On the 16 September 2017, thirty-three people gathered in the Huntingdon Room at the Centre for Medieval Studies in the University of York. Thirty-two of those people knew that the workshop entitled Political Culture in Late Medieval England was a celebration of the sixtieth birthday of Professor Mark Ormrod, the culmination of years of secret planning to bring together his doctoral students and the researchers who had assisted him on an array of funded projects. Nine of those individuals presented scholarly papers at the workshop, and then, once the academic portion of the day was complete, the audience viewed a series of congratulatory video messages from a number of Mark's friends and colleagues, before enjoying a grand celebratory feast.
This volume serves as a record of that event, bringing together papers presented at that workshop with additional pieces, all written by Mark Ormrod’s students and former research assistants.
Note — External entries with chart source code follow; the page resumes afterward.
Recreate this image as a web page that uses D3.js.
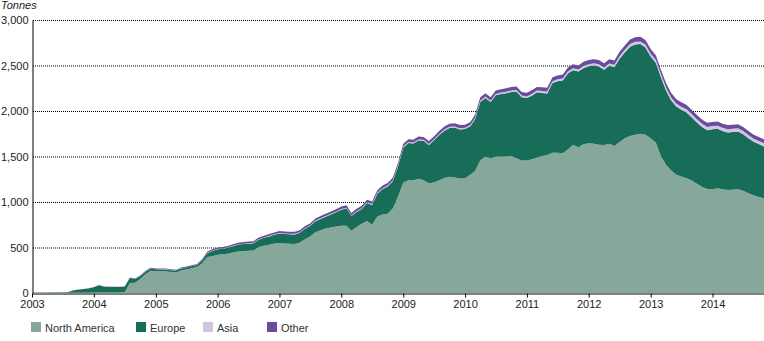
<!DOCTYPE html>
<html><head><meta charset="utf-8">
<script src="https://cdn.jsdelivr.net/npm/d3@7/dist/d3.min.js"></script>
<style>
body{margin:0;background:#fff;}
text{font-family:"Liberation Sans",Arial,sans-serif;}
</style></head>
<body><svg id="c" width="764" height="341"></svg>
<script>
// Monthly data, Jan 2003 .. Nov 2014 (tonnes)
const startYear = 2003;
const yearTicks = ["2003","2004","2005","2006","2007","2008","2009","2010","2011","2012","2013","2014"];
const yTicks = [0,500,1000,1500,2000,2500,3000];
const seriesNames = ["North America","Europe","Asia","Other"];
const seriesColors = ["#86a89a","#176d57","#d2c5e4","#6a4c9c"];

const northAmerica = [
 1,1,1,1,1,1,2,2,3,3,4,4,
 5,6,6,6,6,6,7,109,114,153,207,244,
 240,238,238,230,225,250,258,272,285,325,395,405,
 420,425,430,445,455,460,465,468,505,520,530,545,
 550,545,540,538,555,590,620,668,690,710,720,730,
 740,740,685,725,760,790,750,840,862,870,930,1060,
 1215,1240,1240,1255,1240,1205,1215,1240,1265,1278,1270,1258,
 1260,1300,1340,1460,1498,1480,1500,1500,1500,1506,1480,1455,
 1455,1470,1490,1505,1517,1540,1542,1535,1580,1627,1601,1635,
 1645,1640,1630,1627,1640,1615,1660,1700,1725,1740,1750,1740,
 1700,1650,1510,1410,1350,1300,1280,1262,1235,1200,1165,1143,
 1140,1150,1140,1132,1135,1140,1125,1095,1075,1055,1040
];
const europe = [
 2,3,3,4,4,5,5,7,25,33,39,46,
 57,78,63,61,59,61,62,55,40,35,30,25,
 21,21,21,21,21,20,21,21,23,30,43,57,
 62,61,66,69,77,78,77,79,81,86,92,94,
 103,103,105,106,106,115,115,121,124,127,142,156,
 176,190,160,165,164,198,218,252,280,301,300,330,
 384,409,403,422,432,421,461,495,519,536,549,539,
 542,532,570,640,645,618,672,686,696,703,734,697,
 687,701,715,694,676,767,785,800,835,821,832,836,
 846,860,859,826,857,866,914,944,982,991,985,959,
 899,878,869,818,769,749,733,722,694,673,659,646,
 659,654,640,633,635,635,620,605,586,581,571
];
const asia = [
 0,0,0,0,0,0,0,0,0,0,0,0,
 0,0,0,0,0,0,0,1,1,1,1,1,
 1,1,1,1,1,1,2,2,2,3,3,3,
 3,3,4,4,4,4,5,5,5,5,6,6,
 6,6,6,6,7,7,7,7,7,8,8,8,
 8,8,8,8,8,9,9,9,9,9,10,10,
 10,10,10,11,11,11,11,12,12,12,12,13,
 13,13,14,14,15,15,15,16,16,17,17,18,
 18,19,19,20,20,21,21,22,22,23,23,24,
 24,25,25,26,26,27,28,28,29,30,30,31,
 31,32,32,33,33,33,34,34,34,35,35,35,
 35,35,35,35,35,35,35,35,35,35,35
];
const other = [
 1,1,1,1,1,1,1,1,2,2,2,2,
 3,4,3,3,3,3,3,5,5,6,7,8,
 8,8,8,8,8,9,9,10,10,12,14,15,
 15,16,16,17,17,18,18,18,19,19,20,20,
 21,21,21,22,22,23,23,24,24,25,25,26,
 26,27,27,27,28,28,28,29,29,30,30,30,
 31,31,32,32,32,33,33,33,34,34,34,35,
 35,35,36,36,37,37,38,38,38,39,39,40,
 40,40,41,41,42,42,42,43,43,44,44,45,
 45,45,46,46,47,47,48,48,49,49,50,50,
 50,50,49,49,48,48,48,47,47,47,46,46,
 46,46,45,45,45,45,45,45,44,44,44
];

(function(){
const rows = northAmerica.map((v,i)=>({
  date: new Date(startYear + Math.floor(i/12), i%12, 1),
  "North America": v, "Europe": europe[i], "Asia": asia[i], "Other": other[i]
}));

const svg = d3.select("#c");
const mLeft = 32, mRight = 764, mTop = 20, mBottom = 293;
const x = d3.scaleTime().domain([rows[0].date, rows[rows.length-1].date]).range([mLeft, mRight]);
const y = d3.scaleLinear().domain([0,3000]).range([mBottom, mTop]);

// gridlines
svg.append("g").selectAll("line").data(yTicks.filter(d=>d>0)).join("line")
  .attr("x1", mLeft+1).attr("x2", mRight).attr("y1", d=>y(d)+0.5).attr("y2", d=>y(d)+0.5)
  .attr("stroke", "#000").attr("stroke-width", 1).attr("stroke-dasharray", "1,1");

const stack = d3.stack().keys(seriesNames);
const layers = stack(rows);
const area = d3.area().x(d=>x(d.data.date)).y0(d=>y(d[0])).y1(d=>y(d[1]));
svg.append("g").selectAll("path").data(layers).join("path")
  .attr("d", area).attr("fill", (d,i)=>seriesColors[i]);

// y axis
const yAxis = d3.axisLeft(y).tickValues(yTicks).tickFormat(d3.format(",")).tickSize(0).tickPadding(4);
const gy = svg.append("g").attr("transform", `translate(${mLeft+0.5},0)`).call(yAxis);
gy.select(".domain").attr("stroke","#000");
gy.selectAll("text").attr("font-size", 11).attr("fill","#222").attr("font-family","Liberation Sans, Arial, sans-serif");

// x axis
const xTickDates = yearTicks.map(s=>new Date(+s,0,1));
const xAxis = d3.axisBottom(x).tickValues(xTickDates).tickFormat(d3.timeFormat("%Y")).tickSize(4).tickSizeOuter(0).tickPadding(3);
const gx = svg.append("g").attr("transform", `translate(0,${mBottom+0.5})`).call(xAxis);
gx.select(".domain").attr("stroke","#000");
gx.selectAll("line").attr("stroke","#000");
gx.selectAll("text").attr("font-size", 11).attr("fill","#222").attr("font-family","Liberation Sans, Arial, sans-serif");

svg.append("text").attr("x", 1).attr("y", 9).attr("font-size", 11).attr("font-style","italic")
  .attr("fill","#222").text("Tonnes");

// legend
const legendX = [31, 136, 203, 267];
const lg = svg.append("g").selectAll("g").data(seriesNames).join("g")
  .attr("transform", (d,i)=>`translate(${legendX[i]},322)`);
lg.append("rect").attr("width",10).attr("height",10).attr("fill",(d,i)=>seriesColors[i]);
lg.append("text").attr("x",14).attr("y",9.5).attr("font-size",11).attr("fill","#333").text(d=>d);
})();
</script></body></html>
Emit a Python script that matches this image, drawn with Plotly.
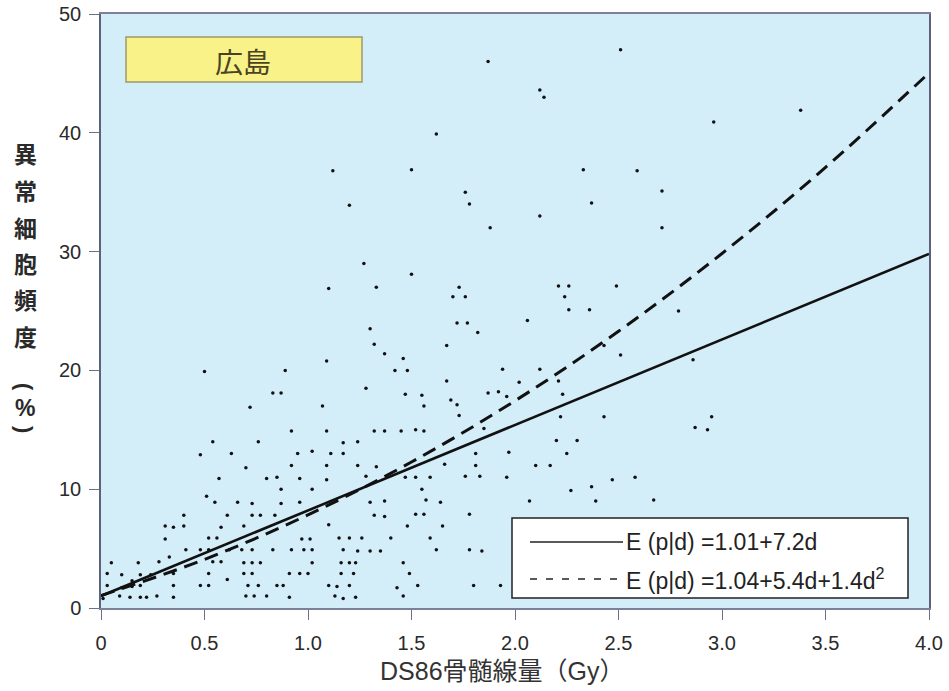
import plotly.graph_objects as go

# ---- data ----
dose = [
    1.87, 1.62, 1.12, 1.50, 1.76, 1.78, 1.20, 1.88, 1.27, 1.50, 1.10, 1.33, 1.73, 1.70, 1.76,
    2.51, 2.12, 2.14, 3.38, 2.96, 2.33, 2.59, 2.71, 2.37, 2.12, 2.71, 2.21, 2.26, 2.49, 2.24,
    2.26, 2.36, 2.79,
    2.06, 2.43, 2.51, 2.86, 1.94, 2.12, 2.02, 2.21, 1.87, 1.92, 1.96, 2.23, 1.85, 2.22, 2.43,
    2.95, 2.87, 2.93, 2.20, 2.30, 1.97, 2.25, 2.10, 2.17, 1.83, 1.96, 2.47, 2.58, 2.37, 2.27,
    2.07, 2.39, 2.67, 1.84, 1.93,
    1.30, 1.32, 1.72, 1.77, 1.82, 1.67, 1.37, 1.46, 1.09, 1.42, 1.48, 0.50, 0.89, 1.67, 1.28,
    0.83, 0.87, 1.47, 1.55, 1.69, 1.72, 1.56, 1.07, 0.72, 1.73, 0.92, 1.09, 1.32, 1.37, 1.45,
    1.52, 1.56, 0.54, 0.76, 1.17, 1.24, 0.48, 0.63, 0.95, 1.02, 1.11, 1.17, 1.81, 1.66, 1.81,
    0.70, 0.92, 1.09, 1.24, 1.33, 1.76, 0.57, 0.80, 0.85, 0.96, 1.09, 1.28, 1.47, 1.52, 1.59,
    0.87, 1.02, 1.55, 0.51, 1.57, 1.64, 0.55, 0.66, 0.73, 0.87, 0.96, 1.30, 1.37, 1.78, 0.40,
    0.61, 0.73, 0.77, 0.84, 1.32, 1.37, 1.52, 1.56, 0.31, 0.35, 0.40, 0.58, 0.69, 1.10, 1.48,
    1.65, 0.31, 0.52, 0.56, 0.97, 1.01, 1.15, 1.20, 1.26, 1.40, 1.59, 0.33, 0.41, 0.48, 0.52,
    0.62, 0.68, 0.73, 0.83, 0.92, 0.98, 1.02, 1.17, 1.24, 1.30, 1.35, 1.62, 1.78, 0.05, 0.18,
    0.28, 0.54, 0.58, 0.69, 0.73, 0.77, 1.02, 1.16, 1.20, 1.23, 1.46, 0.03, 0.10, 0.19, 0.24,
    0.35, 0.52, 0.69, 0.73, 0.91, 0.96, 1.00, 1.16, 1.22, 1.49, 0.15, 0.61, 0.03, 0.10, 0.15,
    0.19, 0.35, 0.48, 0.52, 0.71, 0.76, 0.85, 0.88, 1.10, 1.14, 1.20, 1.43, 1.53, 1.80, 0.09,
    0.14, 0.19, 0.22, 0.27, 0.35, 0.70, 0.74, 0.80, 0.91, 1.13, 1.17, 1.23, 1.46, 0.01,
]
freq = [
    46.0, 39.9, 36.8, 36.9, 35.0, 34.0, 33.9, 32.0, 29.0, 28.1, 26.9, 27.0, 27.0, 26.2, 26.2,
    47.0, 43.6, 43.0, 41.9, 40.9, 36.9, 36.8, 35.1, 34.1, 33.0, 32.0, 27.1, 27.1, 27.1, 26.2,
    25.1, 25.1, 25.0,
    24.2, 22.1, 21.3, 20.9, 20.1, 20.1, 19.0, 19.1, 18.1, 18.2, 17.8, 18.0, 15.1, 16.1, 16.1,
    16.1, 15.2, 15.0, 14.1, 14.1, 13.1, 13.0, 12.0, 12.0, 11.1, 11.0, 10.8, 11.0, 10.2, 9.9,
    9.0, 9.0, 9.1, 4.8, 1.9,
    23.5, 22.2, 24.0, 24.0, 23.2, 22.1, 21.4, 21.0, 20.8, 20.0, 20.0, 19.9, 20.0, 19.1, 18.5,
    18.1, 18.1, 18.0, 17.9, 17.5, 17.1, 17.0, 17.0, 16.9, 16.2, 14.9, 14.9, 14.9, 14.9, 14.9,
    15.0, 14.9, 14.0, 14.0, 13.9, 14.0, 12.9, 13.0, 13.0, 13.2, 13.0, 13.0, 13.0, 12.1, 12.0,
    11.8, 12.0, 12.0, 12.0, 11.9, 11.1, 10.9, 10.9, 11.0, 10.9, 10.8, 11.1, 11.0, 11.0, 11.0,
    10.0, 10.0, 10.0, 9.4, 9.1, 8.9, 8.9, 8.9, 8.8, 8.8, 8.9, 8.9, 9.0, 7.9, 7.8,
    7.8, 7.8, 7.8, 7.8, 7.8, 7.7, 7.9, 7.9, 6.9, 6.8, 6.9, 6.8, 6.9, 7.0, 6.9,
    6.9, 5.8, 5.9, 5.9, 5.8, 5.8, 5.9, 5.9, 5.9, 5.9, 5.9, 4.3, 4.9, 4.9, 4.9,
    4.9, 4.9, 4.9, 4.9, 4.9, 4.9, 4.9, 4.9, 4.8, 4.8, 4.8, 4.9, 4.9, 3.8, 3.8,
    3.9, 3.9, 3.9, 3.8, 3.8, 3.8, 3.8, 3.8, 3.8, 3.8, 3.8, 2.9, 2.8, 2.8, 2.8,
    2.9, 2.9, 2.9, 2.9, 2.9, 2.9, 2.9, 2.9, 2.9, 2.9, 2.3, 2.4, 1.9, 1.7, 1.8,
    1.9, 1.9, 1.9, 1.9, 1.9, 1.9, 1.9, 1.9, 1.9, 1.8, 1.9, 1.7, 1.9, 1.9, 1.0,
    0.9, 0.9, 0.9, 1.0, 0.9, 1.0, 1.0, 1.0, 0.9, 1.0, 0.8, 0.9, 1.0, 0.8,
]

linear_dose = [0.0, 4.0]
linear_fit = [1.01, 29.81]
lq_dose = [0.0, 0.5, 1.0, 1.5, 2.0, 2.5, 3.0, 3.5, 4.0]
lq_fit = [1.04, 4.09, 7.84, 12.29, 17.44, 23.29, 29.84, 37.09, 45.04]

x_ticks = [0, 0.5, 1.0, 1.5, 2.0, 2.5, 3.0, 3.5, 4.0]
x_ticktext = ["0", "0.5", "1.0", "1.5", "2.0", "2.5", "3.0", "3.5", "4.0"]
y_ticks = [0, 10, 20, 30, 40, 50]

city_label = "広島"
legend_linear = "E (p|d) =1.01+7.2d"
legend_lq = "E (p|d) =1.04+5.4d+1.4d<sup>2</sup>"
x_title = "DS86骨髄線量（Gy）"
y_title_chars = ["異", "常", "細", "胞", "頻", "度"]
y_title_unit = ["(", "%", ")"]

FONT = "Liberation Sans, Arial, sans-serif"
CJK = "Noto Sans CJK JP, sans-serif"
MIXED = "Liberation Sans, Noto Sans CJK JP, sans-serif"

# target plot area in screen pixels (body margin is removed in the page)
PL, PR, PT, PB = 101, 929, 14, 608
W, H = 949, 691

fig = go.Figure()
fig.add_trace(go.Scatter(x=dose, y=freq, mode="markers",
                         marker=dict(size=3.5, color="#111111"), showlegend=False,
                         cliponaxis=False))
fig.add_trace(go.Scatter(x=linear_dose, y=linear_fit, mode="lines",
                         line=dict(color="#111111", width=2.6), showlegend=False))
fig.add_trace(go.Scatter(x=lq_dose, y=lq_fit, mode="lines",
                         line=dict(color="#111111", width=3, dash="14px,8px", shape="spline"),
                         showlegend=False))

fig.update_layout(
    width=W, height=H,
    margin=dict(l=PL, r=W - PR, t=PT, b=H - PB, autoexpand=False),
    paper_bgcolor="white",
    plot_bgcolor="#D3EDF9",
    font=dict(family=FONT, color="#333333"),
    xaxis=dict(range=[0, 4.0], tickvals=x_ticks, ticktext=x_ticktext, automargin=False,
               showgrid=False, zeroline=False, showline=True, mirror=True,
               linecolor="#7b8198", linewidth=1.5, ticks="outside", ticklen=10,
               ticklabelstandoff=6,
               tickcolor="#6b7188", tickfont=dict(size=20, family=FONT, color="#2a2a2a")),
    yaxis=dict(range=[0, 50], tickvals=y_ticks, ticklabeloverflow="allow", automargin=False,
               showgrid=False, zeroline=False, showline=True, mirror=True,
               linecolor="#5d6278", linewidth=1.5, ticks="outside", ticklen=10,
               ticklabelstandoff=4,
               tickcolor="#6b7188", tickfont=dict(size=20, family=FONT, color="#2a2a2a")),
)

pw, ph = PR - PL, PB - PT


def dx(px):
    return (px - PL) / pw


def dy(py):
    return (PB - py) / ph


shapes = []
annotations = []

# x-axis title
annotations.append(dict(text=x_title, xref="paper", yref="paper",
                        x=dx(502), y=dy(671), xanchor="center", yanchor="middle",
                        showarrow=False,
                        font=dict(size=25, family=MIXED, color="#333")))

# city label box
shapes.append(dict(type="rect", xref="x domain", yref="y domain",
                   x0=dx(126), x1=dx(362), y0=dy(82), y1=dy(37),
                   fillcolor="#F8F288", line=dict(color="#9c9a6a", width=1.5)))
annotations.append(dict(text=city_label, xref="x domain", yref="y domain",
                        x=dx(243), y=dy(61), xanchor="center", yanchor="middle",
                        showarrow=False,
                        font=dict(size=28, family=CJK, color="#4a4322")))

# legend box
shapes.append(dict(type="rect", xref="x domain", yref="y domain",
                   x0=dx(512), x1=dx(908), y0=dy(598), y1=dy(518),
                   fillcolor="white", line=dict(color="#222222", width=1.5)))
shapes.append(dict(type="line", xref="x domain", yref="y domain",
                   x0=dx(530), x1=dx(623), y0=dy(542), y1=dy(542),
                   line=dict(color="#222222", width=1.5)))
shapes.append(dict(type="line", xref="x domain", yref="y domain",
                   x0=dx(530), x1=dx(623), y0=dy(579), y1=dy(579),
                   line=dict(color="#222222", width=1.5, dash="7px,9px")))
annotations.append(dict(text=legend_linear, xref="x domain", yref="y domain",
                        x=dx(624), y=dy(542), xanchor="left", yanchor="middle",
                        showarrow=False,
                        font=dict(size=23, family=FONT, color="#222")))
annotations.append(dict(text=legend_lq, xref="x domain", yref="y domain",
                        x=dx(624), y=dy(579), xanchor="left", yanchor="middle",
                        showarrow=False,
                        font=dict(size=23, family=FONT, color="#222")))

# vertical y-axis title, one character per line
y_pos = [153, 190, 227, 263, 299, 336]
for ch, py in zip(y_title_chars, y_pos):
    annotations.append(dict(text=ch, xref="paper", yref="paper",
                            x=dx(25), y=dy(py), xanchor="center", yanchor="middle",
                            showarrow=False,
                            font=dict(size=23, family=CJK, color="#2a2a2a", weight="bold")))
# "(%)" in vertical writing: parentheses turned sideways, % upright
unit_pos = [387, 408, 429]
unit_angle = [90, 0, 90]
unit_size = [22, 23, 22]
for ch, py, ang, sz in zip(y_title_unit, unit_pos, unit_angle, unit_size):
    annotations.append(dict(text=ch, xref="paper", yref="paper",
                            x=dx(25), y=dy(py), xanchor="center", yanchor="middle",
                            textangle=ang, showarrow=False,
                            font=dict(size=sz, family=FONT, color="#2a2a2a", weight="bold")))

fig.update_layout(shapes=shapes, annotations=annotations)
fig.write_html("out.html", config={"displayModeBar": False},
               post_script="document.body.style.margin='0';")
Since our primary aim in putting together this volume is to celebrate Mark's birthday and to highlight his outstanding contribution to the field through PhD supervision and research projects, we have chosen not to include a list of his extensive publications in this book: we anticipate that such a list will be forthcoming when Mark’s contribution to the discipline is further celebrated and recognised.
The volume reflects the vibrancy and range of the honorand's own illustrious research on the structures, personalities and culture of rulership of late medieval England. It encompasses political, administrative, Church and social history, focussing upon three main themes: monarchy, state and political culture. For the first, it explores the history of emotion by considering Edward III's reactions to the deaths of his kinfolk and close associates, emphasising the practicality of the king's responses. It also investigates cases of political defamation in the fourteenth century, highlighting how non-elite subjects engaged in discourse about kingship and monarchy. The workings of the ‘state’ are examined through studies of a Yorkshire tax collector caught in the act of defrauding the exchequer, of the function and jurisdiction of the Court of Chivalry in the late fourteenth century, of the power dynamics underpinning statute-making in the early fifteenth-century parliament, and of the working practices of the privy seal clerk, Thomas Hoccleve.